Rusland nog altijd tegen raketschild
Rusland is nog altijd even fel tegen het Amerikaanse plan om een raketschild te bouwen en wil zich nog niet vastleggen op een plafond voor het aantal kernkoppen op ballistische raketten. Die boodschap heeft de Amerikaanse minister van Buitenlandse Zaken, Colin Powell, maandag in Moskou meegekregen tijdens overleg met president Vladimir Poetin.
Op een gezamenlijke persconferentie met zijn Russische ambtgenoot, Igor Ivanov, zei Powell niettemin dat er schot zit in het overleg over de reductie van het kernwapenarsenaal. Powell had gehoopt dat de Russen aan zouden haken bij het voorstel dat president George Bush vorige maand deed om het aantal kernkoppen in de Verenigde Staten te verminderen tot 1700 à 2200. Nu zijn dat er nog 6000. Poetin heeft eerder een aantal van 1500 genoemd en in november zei hij nog dat het voorstel van Bush hem wel wat leek.

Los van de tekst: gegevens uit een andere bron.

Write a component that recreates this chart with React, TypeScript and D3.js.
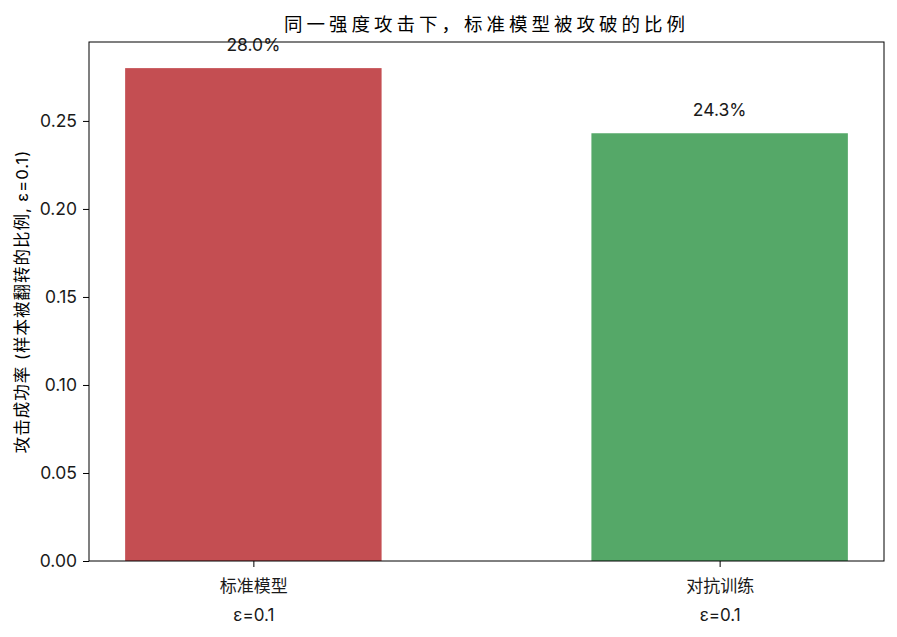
import { useEffect, useRef } from 'react'
import * as d3 from 'd3'

const CATEGORIES = ['标准模型\nε=0.1', '对抗训练\nε=0.1']
const VALUES = [0.280, 0.243]
const COLORS = ['#C44E52', '#55A868']
const Y_TICKS = [0, 0.05, 0.1, 0.15, 0.2, 0.25]
const TITLE = '同一强度攻击下，标准模型被攻破的比例'
const Y_LABEL = '攻击成功率 (样本被翻转的比例, ε=0.1)'

const FONT = 'Inter, "Noto Sans CJK SC", sans-serif'

export default function App() {
  const svgRef = useRef<SVGSVGElement>(null)

  useEffect(() => {
    const svgEl = svgRef.current
    if (!svgEl) return
    const totalW = 897
    const totalH = 637
    const margin = { top: 42, right: 13, bottom: 76, left: 89 }
    const W = totalW - margin.left - margin.right
    const H = totalH - margin.top - margin.bottom

    const root = d3.select(svgEl)
    root.selectAll('*').remove()
    root.attr('width', totalW).attr('height', totalH)

    const svg = root.append('g').attr('transform', `translate(${margin.left},${margin.top})`)

    const barW = 0.55
    const lo = -barW / 2, hi = CATEGORIES.length - 1 + barW / 2
    const pad = (hi - lo) * 0.05
    const xScale = d3.scaleLinear().domain([lo - pad, hi + pad]).range([0, W])
    const yMax = d3.max(VALUES)! * 1.053
    const yScale = d3.scaleLinear().domain([0, yMax]).range([H, 0])

    // bars
    svg.selectAll('.bar')
      .data(VALUES).enter().append('rect')
      .attr('x', (_, i) => xScale(i - barW / 2))
      .attr('width', xScale(barW) - xScale(0))
      .attr('y', v => yScale(v))
      .attr('height', v => H - yScale(v))
      .attr('fill', (_, i) => COLORS[i])

    // value labels
    svg.selectAll('.val')
      .data(VALUES).enter().append('text')
      .attr('x', (_, i) => xScale(i))
      .attr('y', v => yScale(v) - 17)
      .attr('text-anchor', 'middle')
      .attr('font-family', FONT).attr('font-size', 17.5).attr('fill', '#1a1a1a')
      .text(v => `${(v * 100).toFixed(1)}%`)

    // frame
    svg.append('rect')
      .attr('x', 0).attr('y', 0).attr('width', W).attr('height', H)
      .attr('fill', 'none').attr('stroke', '#000').attr('stroke-width', 1)

    // y axis
    svg.append('g')
      .call(d3.axisLeft(yScale).tickValues(Y_TICKS).tickFormat(v => (+v).toFixed(2)).tickSize(6).tickPadding(6))
      .call(ax => {
        ax.select('.domain').remove()
        ax.selectAll('.tick line').attr('stroke', '#000')
        ax.selectAll('.tick text').attr('font-family', FONT).attr('font-size', 17.5).attr('fill', '#1a1a1a')
      })

    // x axis
    const xAxis = svg.append('g').attr('transform', `translate(0,${H})`)
      .call(d3.axisBottom(xScale).tickValues(d3.range(CATEGORIES.length)).tickFormat(() => '').tickSize(6))
    xAxis.select('.domain').remove()
    xAxis.selectAll('.tick line').attr('stroke', '#000')
    xAxis.selectAll<SVGGElement, number>('.tick').each(function (d) {
      const lines = CATEGORIES[d].split('\n')
      const t = d3.select(this).select('text')
        .attr('font-family', FONT).attr('font-size', 17).attr('fill', '#1a1a1a')
        .attr('y', 0).attr('dy', null)
      lines.forEach((ln, k) => {
        t.append('tspan').attr('x', 0).attr('y', 31 + k * 28.5).text(ln)
      })
    })

    // title
    svg.append('text')
      .attr('x', W / 2).attr('y', -11).attr('text-anchor', 'middle')
      .attr('font-family', FONT).attr('font-size', 18.5).attr('letter-spacing', 4).attr('fill', '#000')
      .text(TITLE)

    // y label
    svg.append('text')
      .attr('transform', 'rotate(-90)')
      .attr('x', -H / 2).attr('y', -61).attr('text-anchor', 'middle')
      .attr('font-family', FONT).attr('font-size', 16.5).attr('letter-spacing', 1).attr('fill', '#000')
      .text(Y_LABEL)
  }, [])

  return (
    <div style={{ margin: -8, background: '#fff' }}>
      <svg ref={svgRef} style={{ display: 'block' }} />
    </div>
  )
}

Maar zich erop vastpinnen wil de president blijkbaar nog niet. Het kan wel tot de zomer van 2002 duren –Bush is dan in Moskou– voordat de Russen de knoop doorhakken, zei Ivanov.

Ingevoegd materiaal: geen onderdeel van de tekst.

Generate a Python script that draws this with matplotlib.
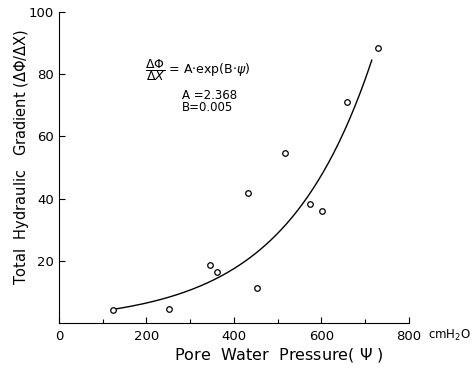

De partijen zijn het er ook nog niet over eens of de kernwapenovereenkomst een verdrag moet zijn of een lossere vorm mag hebben, zoals Bush wil. Als het toch een verdrag wordt, moet dat worden goedgekeurd door de Amerikaanse Senaat.

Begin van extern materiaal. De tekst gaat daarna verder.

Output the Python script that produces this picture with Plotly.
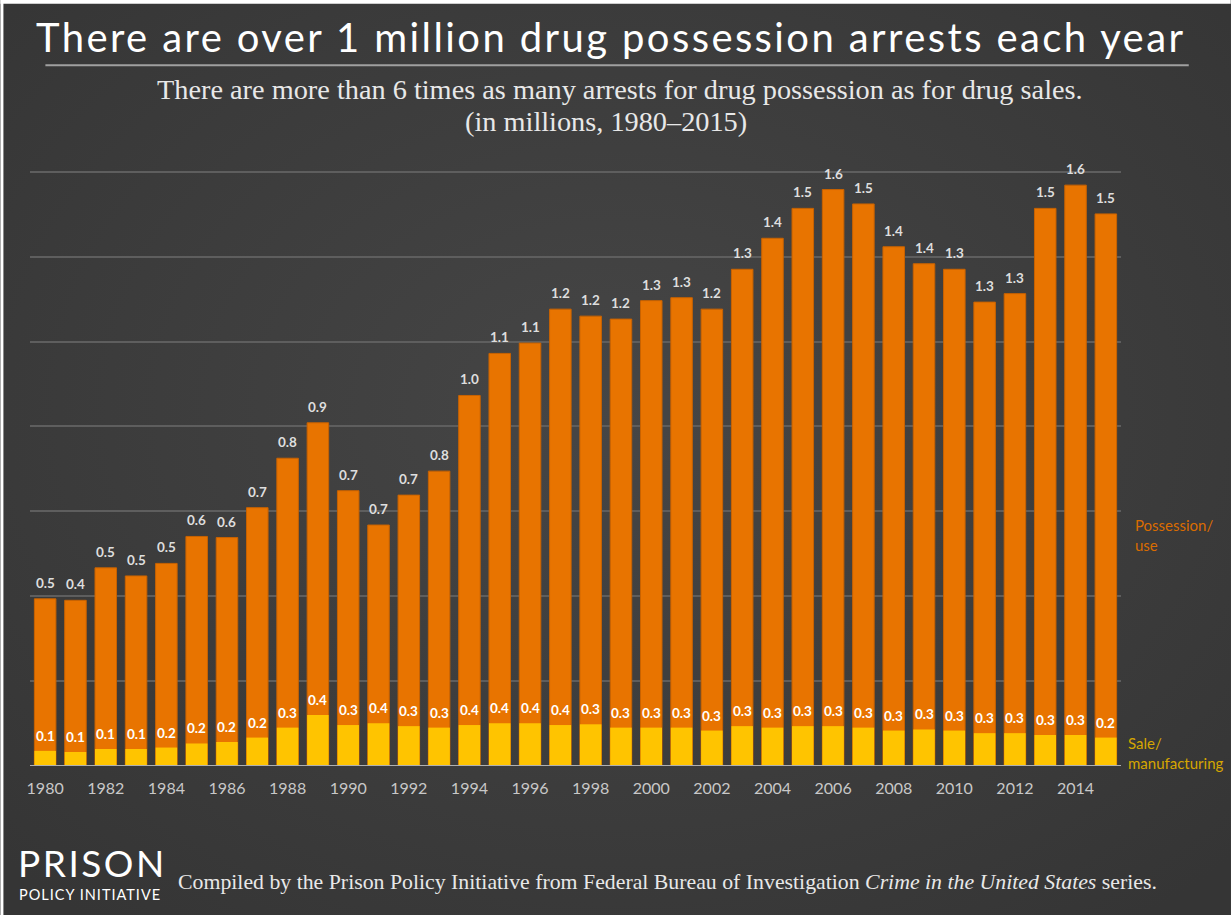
import base64
import plotly.graph_objects as go

years = list(range(1980, 2016))
# Drawn bar heights (possession/use, in millions)
possession = [0.453, 0.449, 0.537, 0.515, 0.549, 0.622, 0.619, 0.700, 0.834, 0.930,
              0.746, 0.653, 0.734, 0.799, 1.004, 1.118, 1.146, 1.238, 1.219, 1.211,
              1.261, 1.269, 1.238, 1.346, 1.430, 1.511, 1.562, 1.523, 1.407, 1.361,
              1.346, 1.257, 1.280, 1.511, 1.574, 1.496]
# Drawn heights of the yellow sale/manufacturing segment, as they appear in the picture
sale_drawn = [0.041, 0.038, 0.046, 0.046, 0.050, 0.061, 0.065, 0.077, 0.104, 0.138,
              0.111, 0.116, 0.108, 0.104, 0.111, 0.116, 0.116, 0.111, 0.113, 0.104,
              0.104, 0.104, 0.096, 0.108, 0.104, 0.108, 0.108, 0.104, 0.096, 0.099,
              0.096, 0.089, 0.089, 0.084, 0.084, 0.077]
# Labels printed on the chart
possession_labels = ["0.5", "0.4", "0.5", "0.5", "0.5", "0.6", "0.6", "0.7", "0.8", "0.9",
                     "0.7", "0.7", "0.7", "0.8", "1.0", "1.1", "1.1", "1.2", "1.2", "1.2",
                     "1.3", "1.3", "1.2", "1.3", "1.4", "1.5", "1.6", "1.5", "1.4", "1.4",
                     "1.3", "1.3", "1.3", "1.5", "1.6", "1.5"]
sale_labels = ["0.1", "0.1", "0.1", "0.1", "0.2", "0.2", "0.2", "0.2", "0.3", "0.4",
               "0.3", "0.4", "0.3", "0.3", "0.4", "0.4", "0.4", "0.4", "0.3", "0.3",
               "0.3", "0.3", "0.3", "0.3", "0.3", "0.3", "0.3", "0.3", "0.3", "0.3",
               "0.3", "0.3", "0.3", "0.3", "0.3", "0.2"]
tick_years = list(range(1980, 2016, 2))

ORANGE = "#E87400"
YELLOW = "#FFC400"
SANS = "Lato, 'Open Sans', sans-serif"
SERIF = "'Liberation Serif', 'DejaVu Serif', serif"

W, H = 1231, 915
YTOP = 1.615
K = 594 / 1.6103           # pixels per unit
L, R, B = 29.6, 109.8, 149
T = H - B - YTOP * K
pw, ph = W - L - R, H - T - B

# radial background gradient as inline SVG
svg = f'''<svg xmlns="http://www.w3.org/2000/svg" width="{W}" height="{H}">
<defs><radialGradient id="g" cx="50%" cy="45%" r="70%">
<stop offset="0%" stop-color="#464646"/><stop offset="100%" stop-color="#353535"/>
</radialGradient></defs><rect width="{W}" height="{H}" fill="url(#g)"/></svg>'''
bg_src = "data:image/svg+xml;base64," + base64.b64encode(svg.encode()).decode()

fig = go.Figure()
fig.add_trace(go.Bar(x=years, y=possession, marker=dict(color=ORANGE, line=dict(color="#C86200", width=1)),
                     name="Possession/use", hoverinfo="x+y"))
fig.add_trace(go.Bar(x=years, y=sale_drawn, marker=dict(color=YELLOW, line=dict(width=0)),
                     name="Sale/manufacturing", hoverinfo="x+y"))

annotations = []
for yr, p, s, pl, sl in zip(years, possession, sale_drawn, possession_labels, sale_labels):
    annotations.append(dict(x=yr, y=p, text=f"<b>{pl}</b>", showarrow=False, yshift=16,
                            font=dict(family=SANS, size=13.5, color="#DEDEDE"), xref="x", yref="y"))
    annotations.append(dict(x=yr, y=s, text=f"<b>{sl}</b>", showarrow=False, yshift=15,
                            font=dict(family=SANS, size=13.5, color="#FFFFFF"), xref="x", yref="y"))

def px_x(px):
    return (px - L) / pw

def px_y(py):
    return (H - B - py) / ph

def spaced(txt, ls):
    return f'<span style="letter-spacing:{ls}px">{txt}</span>'

annotations += [
    dict(xref="paper", yref="paper", x=px_x(610), y=px_y(37),
         text=spaced("There are over 1 million drug possession arrests each year", 2.4),
         showarrow=False, font=dict(family=SANS, size=40, color="#FFFFFF"), xanchor="center", yanchor="middle"),
    dict(xref="paper", yref="paper", x=px_x(620), y=px_y(90),
         text="There are more than 6 times as many arrests for drug possession as for drug sales.",
         showarrow=False, font=dict(family=SERIF, size=28.3, color="#E8E8E8"), xanchor="center", yanchor="middle"),
    dict(xref="paper", yref="paper", x=px_x(606), y=px_y(122), text="(in millions, 1980\u20132015)",
         showarrow=False, font=dict(family=SERIF, size=28.3, color="#E8E8E8"), xanchor="center", yanchor="middle"),
    dict(xref="paper", yref="paper", x=px_x(1133), y=px_y(535), text="Possession/<br>use", align="left",
         showarrow=False, font=dict(family=SANS, size=15, color="#D96C00"), xanchor="left", yanchor="middle"),
    dict(xref="paper", yref="paper", x=px_x(1126), y=px_y(753), text="Sale/<br>manufacturing", align="left",
         showarrow=False, font=dict(family=SANS, size=15, color="#D6A600"), xanchor="left", yanchor="middle"),
    dict(xref="paper", yref="paper", x=px_x(16), y=px_y(862), text=spaced("PRISON", 2.5),
         showarrow=False, font=dict(family=SANS, size=37, color="#FFFFFF"), xanchor="left", yanchor="middle"),
    dict(xref="paper", yref="paper", x=px_x(17), y=px_y(894), text=spaced("POLICY INITIATIVE", 1),
         showarrow=False, font=dict(family=SANS, size=14.5, color="#FFFFFF"), xanchor="left", yanchor="middle"),
    dict(xref="paper", yref="paper", x=px_x(176), y=px_y(882),
         text="Compiled by the Prison Policy Initiative from Federal Bureau of Investigation <i>Crime in the United States</i> series.",
         showarrow=False, font=dict(family=SERIF, size=21.8, color="#E8E8E8"), xanchor="left", yanchor="middle"),
]

shapes = [
    dict(type="line", xref="paper", yref="paper", x0=px_x(45), x1=px_x(1189), y0=px_y(65.5), y1=px_y(65.5),
         line=dict(color="#A0A0A0", width=2)),
    dict(type="line", xref="paper", yref="y", x0=0, x1=1, y0=0, y1=0, line=dict(color="#B0B0B0", width=2)),
    # thin white frame at top and left edges
    dict(type="rect", xref="paper", yref="paper", x0=px_x(0), x1=px_x(W), y0=px_y(0), y1=px_y(4),
         fillcolor="#FFFFFF", line=dict(width=0)),
    dict(type="rect", xref="paper", yref="paper", x0=px_x(0), x1=px_x(3), y0=px_y(0), y1=px_y(H),
         fillcolor="#FFFFFF", line=dict(width=0)),
]

fig.update_layout(
    width=W, height=H,
    margin=dict(l=L, r=R, t=T, b=B, pad=0),
    paper_bgcolor="#3C3C3C", plot_bgcolor="rgba(0,0,0,0)",
    barmode="overlay", bargap=0.29, showlegend=False,
    xaxis=dict(range=[1979.5, 2015.5], tickmode="array", tickvals=tick_years,
               ticktext=[str(y) for y in tick_years], showgrid=False, zeroline=False,
               tickfont=dict(family=SANS, size=16, color="#C8C8C8"),
               ticks="outside", ticklen=8, tickcolor="rgba(0,0,0,0)"),
    yaxis=dict(range=[0, YTOP], tick0=0, dtick=0.23, showticklabels=False, showgrid=True,
               gridcolor="#5E5E5E", gridwidth=1.5, zeroline=False, ticks=""),
    annotations=annotations, shapes=shapes,
    images=[dict(source=bg_src, xref="paper", yref="paper", x=px_x(0), y=px_y(0),
                 sizex=W / pw, sizey=H / ph, sizing="stretch", layer="below", xanchor="left", yanchor="top")],
)

fig.write_html("out.html")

Ivanov benadrukte ook dat Rusland vasthoudt aan het ABM-verdrag, dat Moskou en Washington in 1972 sloten en waarmee het opzetten van een uitgebreid schild tegen ballistische raketten wordt verboden. Bush vindt het verdrag niet meer van deze tijd gezien de veranderde wereldorde. Volgens hem hebben de VS een raketschild nodig om zich in de toekomst te kunnen verdedigen tegen landen die langeafstandsraketten ontwikkelen. Als Washington het verdrag opzegt, zoals Bush heeft gesuggereerd, zal Rusland dat in het belang van de eigen veiligheid ook doen, zei Ivanov. De minister zei dat Moskou nog steeds van mening is dat het ABM-verdrag de hoeksteen is van de stabiliteit in de wereld.